Written request =>
Tally the lines of the listing that contain the word "diagram", then give the total and nothing else.

.....

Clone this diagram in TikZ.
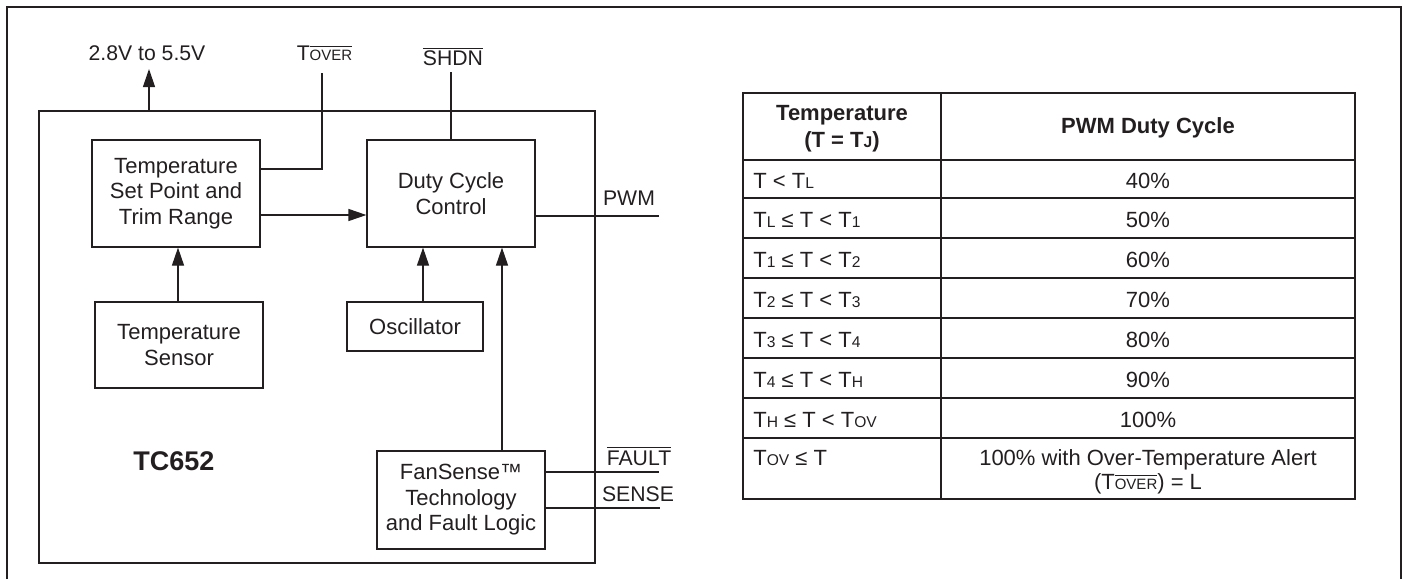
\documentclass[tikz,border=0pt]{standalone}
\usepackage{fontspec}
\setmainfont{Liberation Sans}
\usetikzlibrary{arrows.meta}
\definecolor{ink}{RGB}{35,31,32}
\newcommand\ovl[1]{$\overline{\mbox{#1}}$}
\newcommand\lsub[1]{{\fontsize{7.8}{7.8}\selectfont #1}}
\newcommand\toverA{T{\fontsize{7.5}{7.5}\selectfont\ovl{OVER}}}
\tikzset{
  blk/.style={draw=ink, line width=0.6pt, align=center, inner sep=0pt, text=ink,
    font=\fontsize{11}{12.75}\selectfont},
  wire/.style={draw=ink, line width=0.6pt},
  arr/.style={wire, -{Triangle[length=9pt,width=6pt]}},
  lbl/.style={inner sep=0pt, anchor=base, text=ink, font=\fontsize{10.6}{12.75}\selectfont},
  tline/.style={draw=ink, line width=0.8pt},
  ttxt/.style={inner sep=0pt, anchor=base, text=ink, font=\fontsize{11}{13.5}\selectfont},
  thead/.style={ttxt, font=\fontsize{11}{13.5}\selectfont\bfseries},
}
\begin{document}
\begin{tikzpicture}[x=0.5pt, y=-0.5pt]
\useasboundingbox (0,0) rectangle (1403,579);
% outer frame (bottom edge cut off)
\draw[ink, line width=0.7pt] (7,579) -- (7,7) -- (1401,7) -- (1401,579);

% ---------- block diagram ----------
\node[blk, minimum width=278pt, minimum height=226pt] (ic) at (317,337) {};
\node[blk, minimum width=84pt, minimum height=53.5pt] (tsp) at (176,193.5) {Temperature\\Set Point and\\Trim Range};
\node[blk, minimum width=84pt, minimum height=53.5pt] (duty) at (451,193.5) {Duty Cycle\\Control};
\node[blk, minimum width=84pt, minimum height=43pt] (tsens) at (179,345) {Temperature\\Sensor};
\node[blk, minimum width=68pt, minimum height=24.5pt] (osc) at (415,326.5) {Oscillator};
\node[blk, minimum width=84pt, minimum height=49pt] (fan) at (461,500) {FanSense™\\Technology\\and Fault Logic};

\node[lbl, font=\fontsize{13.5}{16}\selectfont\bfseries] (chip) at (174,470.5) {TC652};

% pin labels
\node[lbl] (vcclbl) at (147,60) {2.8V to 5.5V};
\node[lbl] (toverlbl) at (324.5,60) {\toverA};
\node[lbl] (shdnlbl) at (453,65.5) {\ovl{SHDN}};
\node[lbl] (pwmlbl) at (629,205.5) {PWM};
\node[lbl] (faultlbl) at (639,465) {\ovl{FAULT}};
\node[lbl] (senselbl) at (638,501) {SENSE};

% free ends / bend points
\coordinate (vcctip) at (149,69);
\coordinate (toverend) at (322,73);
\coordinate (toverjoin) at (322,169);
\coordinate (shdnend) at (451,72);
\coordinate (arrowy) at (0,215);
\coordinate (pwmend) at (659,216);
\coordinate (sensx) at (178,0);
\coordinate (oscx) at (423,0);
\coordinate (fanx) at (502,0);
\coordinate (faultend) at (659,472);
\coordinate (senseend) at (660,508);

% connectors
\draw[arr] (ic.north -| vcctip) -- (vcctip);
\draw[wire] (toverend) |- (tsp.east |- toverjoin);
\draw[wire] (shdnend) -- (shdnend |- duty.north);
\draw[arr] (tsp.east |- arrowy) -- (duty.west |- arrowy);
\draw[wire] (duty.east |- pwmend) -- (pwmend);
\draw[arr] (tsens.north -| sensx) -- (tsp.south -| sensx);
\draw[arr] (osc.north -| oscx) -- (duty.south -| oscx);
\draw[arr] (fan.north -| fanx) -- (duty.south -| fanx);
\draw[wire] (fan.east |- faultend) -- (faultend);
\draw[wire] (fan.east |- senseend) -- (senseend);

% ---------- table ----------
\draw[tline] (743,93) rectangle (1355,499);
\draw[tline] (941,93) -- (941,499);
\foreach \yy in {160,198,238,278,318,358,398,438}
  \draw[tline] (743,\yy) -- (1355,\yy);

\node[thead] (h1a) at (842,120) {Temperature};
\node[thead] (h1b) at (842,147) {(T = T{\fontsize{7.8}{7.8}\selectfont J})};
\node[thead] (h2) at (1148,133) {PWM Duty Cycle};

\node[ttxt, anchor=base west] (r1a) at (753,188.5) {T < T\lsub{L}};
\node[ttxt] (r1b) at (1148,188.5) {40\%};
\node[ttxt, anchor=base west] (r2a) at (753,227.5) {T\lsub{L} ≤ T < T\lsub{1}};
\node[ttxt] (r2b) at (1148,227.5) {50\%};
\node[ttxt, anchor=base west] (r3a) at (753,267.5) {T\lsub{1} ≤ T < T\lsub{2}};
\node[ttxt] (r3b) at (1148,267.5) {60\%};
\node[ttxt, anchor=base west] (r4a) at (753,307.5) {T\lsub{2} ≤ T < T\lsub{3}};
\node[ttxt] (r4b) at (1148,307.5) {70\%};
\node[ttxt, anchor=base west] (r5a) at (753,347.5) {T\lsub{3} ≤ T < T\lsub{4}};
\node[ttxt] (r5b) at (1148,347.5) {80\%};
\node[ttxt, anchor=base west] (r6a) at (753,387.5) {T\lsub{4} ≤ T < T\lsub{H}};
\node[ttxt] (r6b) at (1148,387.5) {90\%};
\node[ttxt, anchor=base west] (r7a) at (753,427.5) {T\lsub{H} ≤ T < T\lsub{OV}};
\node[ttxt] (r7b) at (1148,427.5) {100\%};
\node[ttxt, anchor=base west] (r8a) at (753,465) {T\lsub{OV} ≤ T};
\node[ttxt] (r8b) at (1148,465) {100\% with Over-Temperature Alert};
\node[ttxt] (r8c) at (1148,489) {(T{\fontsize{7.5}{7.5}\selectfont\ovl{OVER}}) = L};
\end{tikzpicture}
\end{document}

.....

Output of the exercise =>
2